スコーミッシュ渓谷は、カナダのバンクーバーから北へ約60km、スキー・リゾートとして世界的に有名なウィスラーへ向かうハイウエイの中間地点にある。頂に、蒼く輝く宝冠のような氷河を湛える峰々に囲まれたこの渓谷の底には、スコーミッシュとチーカムスという美しい川が流れている。これらの川には、毎年秋になると産卵のために鮭が昇ってくる。この鮭を目掛けて飛来するのが、白頭鷲だ。
米国のシンボルとして白頭鷲が選ばれたのは「米国産」を強調するためだそうだ。確かにこの鳥はアラスカからフロリダまで広く分布している。しかし、一か所で一番たくさん白頭鷲を見ることが出来るのは、実はカナダのスコーミッシュ渓谷だ。
白頭鷲は、普段は群れを作らない。スコーミッシュ渓谷に一群が集中するのは、川を昇ってくる鮭の数の多さゆえ。餌を求めてあちこちから鷲が飛来するというわけだ。何羽もの巨大な鳥が鋭い眼差しで水面を見つめながら、高い木の枝に止まっている姿を眺めるのは、他のバード・ウォッチングとは一味違う感動を呼ぶ。大きな鳥だけに、初心者が見つけやすいのもいい。

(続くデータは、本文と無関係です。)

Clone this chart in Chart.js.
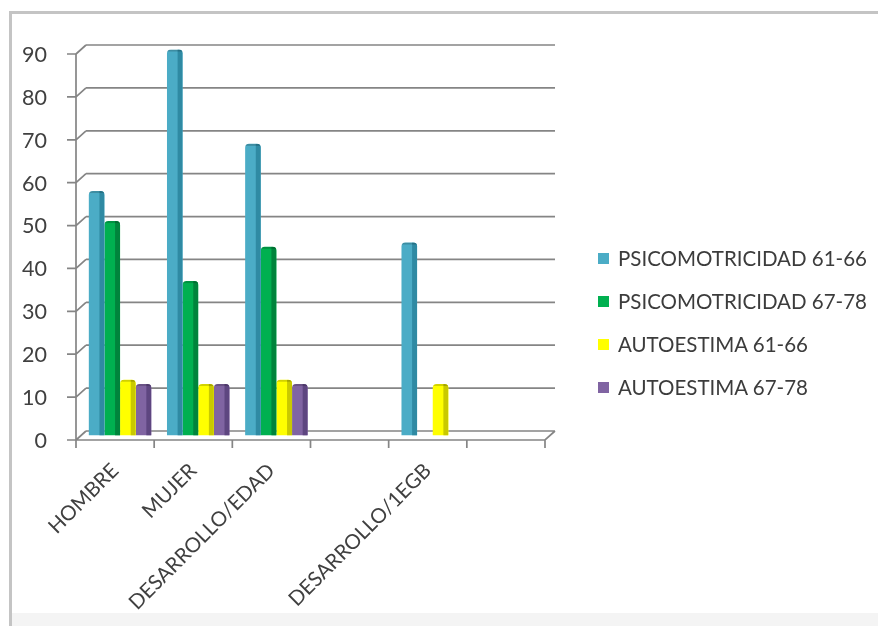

スコーミッシュ渓谷の入口の町スコーミッシュでは木材産業が盛んだが、町民は自然の保護にも熱心だ。特に、町の北端にあるブラッケンデール地区では、白頭鷲のメッカとして様々なアイディアが生かされている。
その一つが、ブラッケンデールで1月一杯開催される「イーグル・フェスティバル」。白頭鷲が集まるのは11月の中旬から3月始めにかけてだが、1月初頭から2月半ば頃までがピークになる。そこで1月にイベントが行われるわけだ。また、各種のイベントの中でも、毎年最も注目されるのが、1月初旬の1日を選んで行われるイーグル・カウント。アメリカ中から集まるバード・ウォッチャーが一斉に白頭鷲の数を数える。
現在までのところ、カウントされた最高数は1994年の3769頭。米国領土内では、アラスカのチルカット川沿いでカウントされた3495頭が最高だから、スコーミッシュ渓谷の記録の方がはるかに多い。
直線距離で約10kmの川沿い地域に膨大な数の白頭鷲が集っている様子は、まさに壮観という言葉がぴったりだ。
枝に止まっている時にも、その鋭い目つきや頭を高く上げた姿から、倣岸な雰囲気さえ醸している白頭鷲。少々の音では動揺する気配もない。しかし、実は人間が150m以内に近づくと、餌を探すのを止め、警戒態勢に入ってしまうと言う。
ブラッケンデールでは、スコーミッシュ川の東側にイーグル・ウォッチングの展望エリアを設け、西側は「イーグル保護区」に指定して人間の立ち入りを禁じてしまった。川が人と鳥を隔離しているわけだ。もちろん、鳥は自由に飛び回れるから、西側の道路脇の梢に何頭もの白頭鷲を確認できる日が少なくないのだが・・・。
白頭鷲のシーズン中は、経験豊かなガイドが案内してくれる「イーグル・ウォッチング散策ツアー」や、白頭鷲を中心に、野鳥や野性動物の写真を撮るコツを教えてくれるワークショップなども催行される。また、イーグル・ウォッチングのポイントを表示した周辺地図なども発行されている。
スコーミッシュ渓谷の冬の寒さは、カナダでは比較的厳しくない方だ。しかし、長時間野外にいることになるので、十分に防寒対策をした服装が必要。特に、足元から寒くなるので、しっかりした防寒靴は不可欠だ。